### Given records:
——
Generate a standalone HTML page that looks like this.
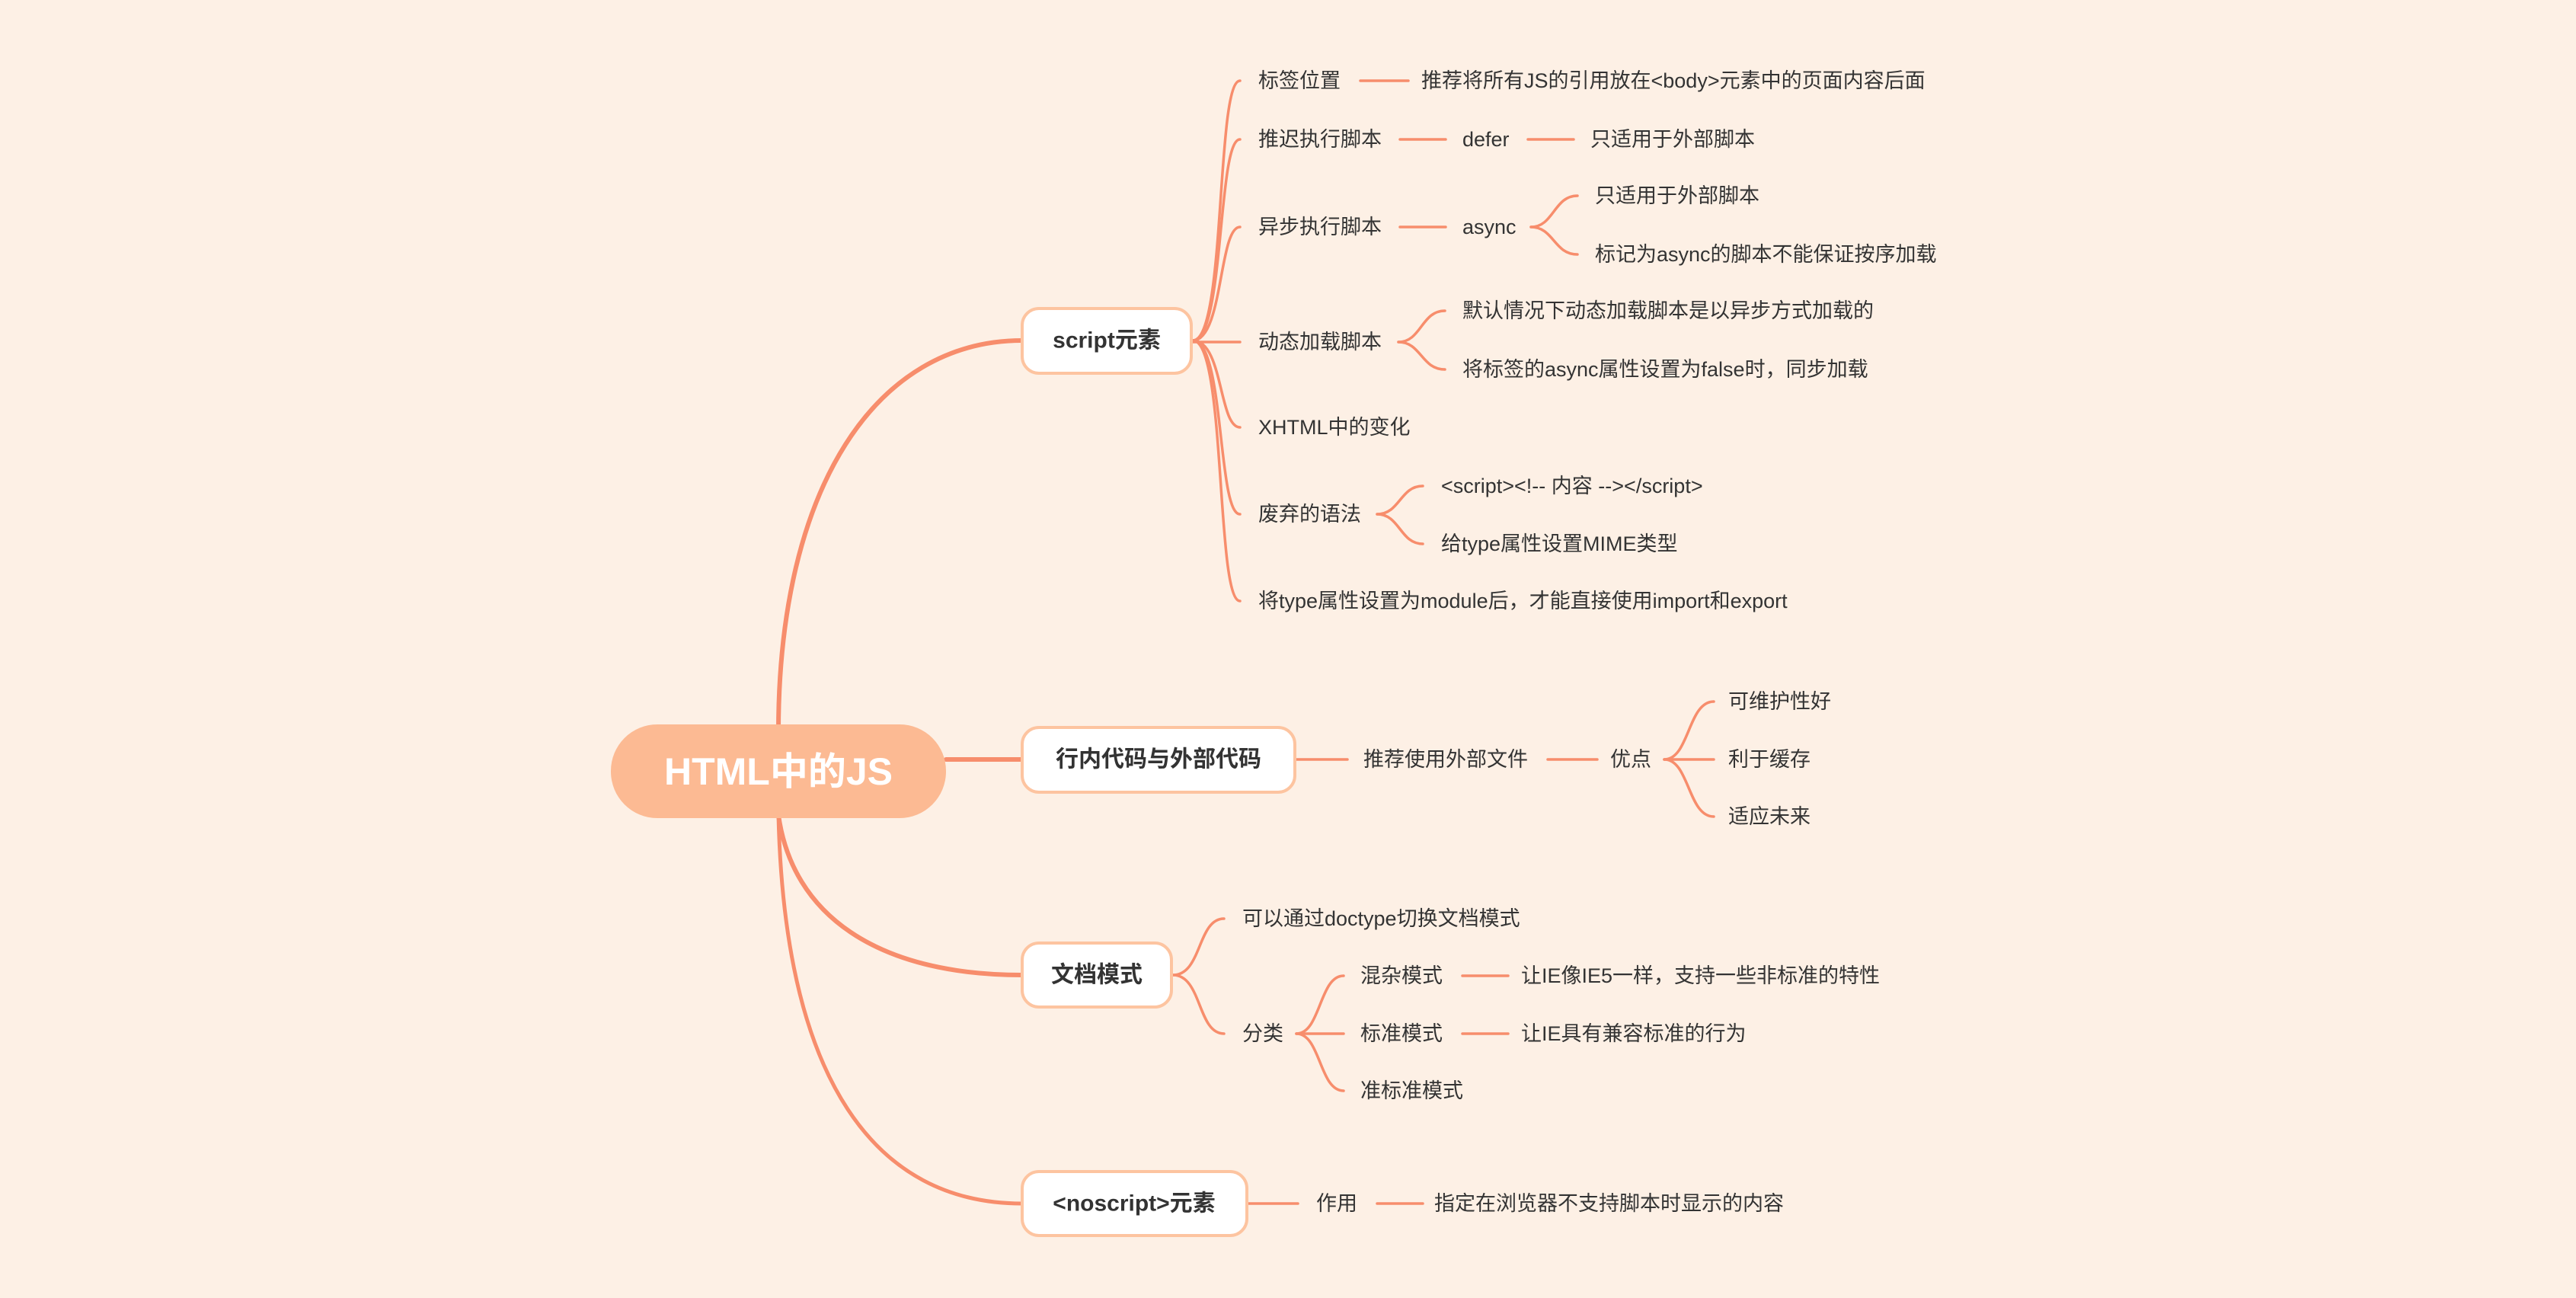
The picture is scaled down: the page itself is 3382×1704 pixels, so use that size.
——
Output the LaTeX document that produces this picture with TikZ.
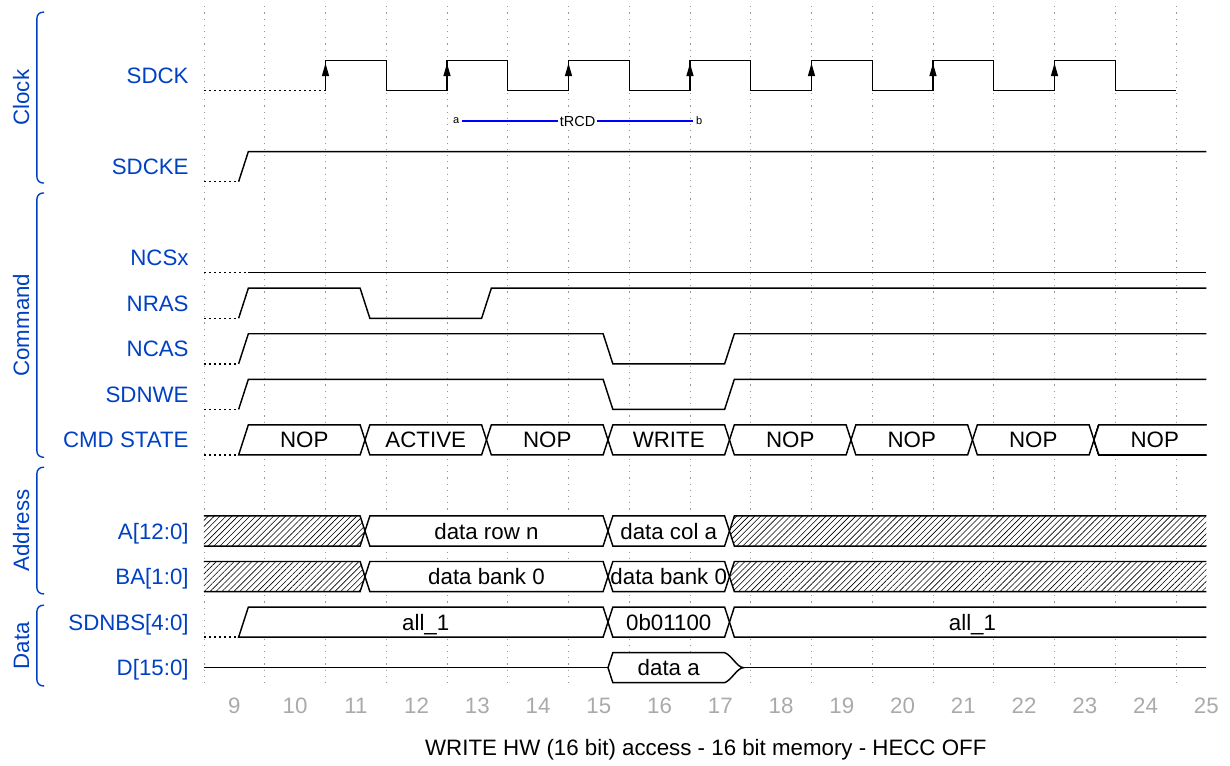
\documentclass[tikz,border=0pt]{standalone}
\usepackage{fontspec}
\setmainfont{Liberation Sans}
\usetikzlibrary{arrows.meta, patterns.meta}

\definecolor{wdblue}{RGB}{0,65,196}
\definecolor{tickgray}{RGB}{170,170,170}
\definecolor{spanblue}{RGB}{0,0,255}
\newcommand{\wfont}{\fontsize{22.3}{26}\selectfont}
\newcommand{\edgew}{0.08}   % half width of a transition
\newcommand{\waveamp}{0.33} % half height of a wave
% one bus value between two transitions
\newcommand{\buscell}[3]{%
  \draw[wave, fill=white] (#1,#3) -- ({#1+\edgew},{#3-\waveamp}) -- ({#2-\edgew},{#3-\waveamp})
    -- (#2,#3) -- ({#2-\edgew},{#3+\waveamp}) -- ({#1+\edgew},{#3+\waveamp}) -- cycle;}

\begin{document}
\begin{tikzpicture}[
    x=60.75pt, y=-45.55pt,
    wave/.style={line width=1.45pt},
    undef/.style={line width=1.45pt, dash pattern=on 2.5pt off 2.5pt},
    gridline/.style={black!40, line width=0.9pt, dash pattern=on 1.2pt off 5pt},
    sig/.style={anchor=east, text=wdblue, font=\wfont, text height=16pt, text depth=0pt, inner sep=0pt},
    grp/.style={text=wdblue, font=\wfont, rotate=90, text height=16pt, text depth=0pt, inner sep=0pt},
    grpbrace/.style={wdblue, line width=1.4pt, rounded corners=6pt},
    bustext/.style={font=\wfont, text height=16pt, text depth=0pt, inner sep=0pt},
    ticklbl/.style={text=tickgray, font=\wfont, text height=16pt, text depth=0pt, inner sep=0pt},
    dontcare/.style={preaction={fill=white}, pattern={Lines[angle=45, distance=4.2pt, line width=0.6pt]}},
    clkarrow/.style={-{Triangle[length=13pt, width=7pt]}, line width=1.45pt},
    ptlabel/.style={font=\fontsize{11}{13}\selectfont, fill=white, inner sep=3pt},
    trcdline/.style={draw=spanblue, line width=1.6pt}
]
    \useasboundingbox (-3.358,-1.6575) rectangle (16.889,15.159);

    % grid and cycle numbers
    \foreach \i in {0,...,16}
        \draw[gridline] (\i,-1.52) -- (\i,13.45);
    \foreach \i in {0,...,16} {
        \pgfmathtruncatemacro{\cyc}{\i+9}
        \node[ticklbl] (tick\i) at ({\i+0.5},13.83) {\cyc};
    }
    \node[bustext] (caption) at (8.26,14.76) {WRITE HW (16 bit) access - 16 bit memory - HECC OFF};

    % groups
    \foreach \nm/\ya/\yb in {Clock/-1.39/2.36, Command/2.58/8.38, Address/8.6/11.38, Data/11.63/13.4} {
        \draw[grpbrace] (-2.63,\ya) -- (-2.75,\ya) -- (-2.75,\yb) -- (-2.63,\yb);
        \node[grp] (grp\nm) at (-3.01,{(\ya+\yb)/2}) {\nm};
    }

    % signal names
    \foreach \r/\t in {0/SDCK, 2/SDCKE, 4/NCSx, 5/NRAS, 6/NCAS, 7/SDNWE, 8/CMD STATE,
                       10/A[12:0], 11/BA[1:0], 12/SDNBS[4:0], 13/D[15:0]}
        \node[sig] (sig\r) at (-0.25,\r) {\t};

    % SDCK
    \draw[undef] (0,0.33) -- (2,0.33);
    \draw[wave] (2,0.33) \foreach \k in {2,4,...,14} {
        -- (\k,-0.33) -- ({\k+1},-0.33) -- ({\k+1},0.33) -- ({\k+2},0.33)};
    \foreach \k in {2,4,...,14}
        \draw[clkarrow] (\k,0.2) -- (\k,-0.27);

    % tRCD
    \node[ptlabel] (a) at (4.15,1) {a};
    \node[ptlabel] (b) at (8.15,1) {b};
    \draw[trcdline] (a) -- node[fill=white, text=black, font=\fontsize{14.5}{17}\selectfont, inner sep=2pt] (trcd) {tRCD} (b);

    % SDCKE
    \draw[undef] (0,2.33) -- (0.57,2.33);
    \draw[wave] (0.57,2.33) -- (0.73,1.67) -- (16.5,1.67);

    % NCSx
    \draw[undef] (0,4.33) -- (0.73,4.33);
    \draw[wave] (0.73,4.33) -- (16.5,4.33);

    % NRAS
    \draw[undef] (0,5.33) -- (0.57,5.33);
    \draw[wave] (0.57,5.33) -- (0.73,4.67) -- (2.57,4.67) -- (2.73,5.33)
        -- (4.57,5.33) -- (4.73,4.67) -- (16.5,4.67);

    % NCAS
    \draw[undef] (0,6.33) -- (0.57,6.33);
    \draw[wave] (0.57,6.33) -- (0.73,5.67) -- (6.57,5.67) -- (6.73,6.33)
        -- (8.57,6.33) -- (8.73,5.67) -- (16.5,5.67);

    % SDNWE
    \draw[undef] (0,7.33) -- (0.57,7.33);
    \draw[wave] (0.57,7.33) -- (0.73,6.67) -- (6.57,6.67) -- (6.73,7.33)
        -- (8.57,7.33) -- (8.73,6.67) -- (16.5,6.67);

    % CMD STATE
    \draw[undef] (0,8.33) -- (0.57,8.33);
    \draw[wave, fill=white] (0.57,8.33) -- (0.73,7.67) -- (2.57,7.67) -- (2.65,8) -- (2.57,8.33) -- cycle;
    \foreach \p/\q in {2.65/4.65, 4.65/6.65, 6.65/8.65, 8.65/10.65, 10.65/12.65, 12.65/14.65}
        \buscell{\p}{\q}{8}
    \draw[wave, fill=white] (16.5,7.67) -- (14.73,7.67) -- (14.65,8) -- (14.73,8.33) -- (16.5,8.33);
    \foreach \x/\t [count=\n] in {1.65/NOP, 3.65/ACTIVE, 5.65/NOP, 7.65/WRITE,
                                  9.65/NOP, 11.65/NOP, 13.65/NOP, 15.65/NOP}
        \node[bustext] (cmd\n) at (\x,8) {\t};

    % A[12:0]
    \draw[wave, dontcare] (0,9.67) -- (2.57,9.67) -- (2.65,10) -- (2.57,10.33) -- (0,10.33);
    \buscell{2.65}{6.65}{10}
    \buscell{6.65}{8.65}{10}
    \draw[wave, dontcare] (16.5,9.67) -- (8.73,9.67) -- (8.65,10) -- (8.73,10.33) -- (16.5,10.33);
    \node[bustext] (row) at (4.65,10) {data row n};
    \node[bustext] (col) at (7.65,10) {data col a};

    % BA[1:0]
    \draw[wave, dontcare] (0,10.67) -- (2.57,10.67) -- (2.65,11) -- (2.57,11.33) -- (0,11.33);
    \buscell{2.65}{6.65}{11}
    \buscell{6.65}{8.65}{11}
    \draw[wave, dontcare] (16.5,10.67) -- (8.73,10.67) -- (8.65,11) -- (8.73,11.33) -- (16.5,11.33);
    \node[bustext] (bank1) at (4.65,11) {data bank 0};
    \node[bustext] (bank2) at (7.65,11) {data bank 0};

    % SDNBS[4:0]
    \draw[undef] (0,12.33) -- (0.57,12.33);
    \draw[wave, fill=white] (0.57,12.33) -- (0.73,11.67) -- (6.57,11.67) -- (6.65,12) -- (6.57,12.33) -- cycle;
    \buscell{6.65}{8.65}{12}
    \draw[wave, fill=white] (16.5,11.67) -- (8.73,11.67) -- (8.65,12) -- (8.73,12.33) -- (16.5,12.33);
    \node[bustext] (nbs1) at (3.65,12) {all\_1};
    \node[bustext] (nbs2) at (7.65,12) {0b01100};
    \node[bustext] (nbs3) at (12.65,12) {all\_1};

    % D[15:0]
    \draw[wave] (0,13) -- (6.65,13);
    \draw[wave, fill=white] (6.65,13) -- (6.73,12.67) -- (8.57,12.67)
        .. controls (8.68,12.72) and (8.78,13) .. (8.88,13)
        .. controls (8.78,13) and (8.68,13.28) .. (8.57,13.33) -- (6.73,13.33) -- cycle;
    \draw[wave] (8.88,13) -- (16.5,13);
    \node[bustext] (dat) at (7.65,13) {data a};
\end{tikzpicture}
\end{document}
——
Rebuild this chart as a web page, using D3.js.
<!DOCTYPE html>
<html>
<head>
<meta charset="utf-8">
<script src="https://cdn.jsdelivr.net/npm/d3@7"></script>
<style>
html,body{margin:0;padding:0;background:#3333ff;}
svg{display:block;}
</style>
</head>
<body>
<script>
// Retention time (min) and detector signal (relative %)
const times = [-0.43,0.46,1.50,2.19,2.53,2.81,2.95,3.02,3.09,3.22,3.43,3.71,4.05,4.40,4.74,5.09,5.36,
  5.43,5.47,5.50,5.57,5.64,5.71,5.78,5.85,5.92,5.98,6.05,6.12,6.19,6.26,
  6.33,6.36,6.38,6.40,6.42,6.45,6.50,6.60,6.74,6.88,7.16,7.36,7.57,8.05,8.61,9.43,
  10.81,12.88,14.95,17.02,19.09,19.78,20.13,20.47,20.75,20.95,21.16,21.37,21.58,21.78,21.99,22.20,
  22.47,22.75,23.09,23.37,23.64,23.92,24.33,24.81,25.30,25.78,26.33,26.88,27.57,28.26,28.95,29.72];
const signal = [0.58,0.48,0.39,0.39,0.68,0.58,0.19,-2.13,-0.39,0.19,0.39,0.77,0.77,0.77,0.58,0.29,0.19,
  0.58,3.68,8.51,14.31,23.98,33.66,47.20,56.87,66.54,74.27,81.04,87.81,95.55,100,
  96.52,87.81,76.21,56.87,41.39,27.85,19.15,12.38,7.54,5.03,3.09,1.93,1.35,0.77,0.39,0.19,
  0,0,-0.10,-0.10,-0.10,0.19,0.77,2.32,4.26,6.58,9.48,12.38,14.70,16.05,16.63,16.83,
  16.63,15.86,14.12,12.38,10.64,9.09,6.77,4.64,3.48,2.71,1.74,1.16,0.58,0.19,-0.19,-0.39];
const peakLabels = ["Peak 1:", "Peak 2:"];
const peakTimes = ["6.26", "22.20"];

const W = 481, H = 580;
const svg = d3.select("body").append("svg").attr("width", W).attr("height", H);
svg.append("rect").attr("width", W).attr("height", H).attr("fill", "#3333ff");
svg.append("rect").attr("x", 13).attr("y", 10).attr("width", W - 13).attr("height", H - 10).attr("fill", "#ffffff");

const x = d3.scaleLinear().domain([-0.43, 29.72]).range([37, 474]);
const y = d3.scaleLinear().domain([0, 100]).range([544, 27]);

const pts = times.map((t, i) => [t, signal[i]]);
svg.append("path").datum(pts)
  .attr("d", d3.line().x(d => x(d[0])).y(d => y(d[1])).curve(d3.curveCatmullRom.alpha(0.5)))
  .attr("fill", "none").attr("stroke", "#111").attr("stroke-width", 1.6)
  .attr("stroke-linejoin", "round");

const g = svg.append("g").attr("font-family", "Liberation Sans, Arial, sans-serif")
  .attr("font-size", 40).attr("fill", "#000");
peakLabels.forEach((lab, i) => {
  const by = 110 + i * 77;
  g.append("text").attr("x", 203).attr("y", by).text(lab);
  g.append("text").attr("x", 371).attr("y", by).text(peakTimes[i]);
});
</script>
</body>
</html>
——
### What you are asked to do:
In the listing above, find the line containing "Generate a standalone" and the line containing "The picture is", then output those two lines and everything between them exactly as written, without the images.

### Result of this exercise:
Generate a standalone HTML page that looks like this.
The picture is scaled down: the page itself is 3382×1704 pixels, so use that size.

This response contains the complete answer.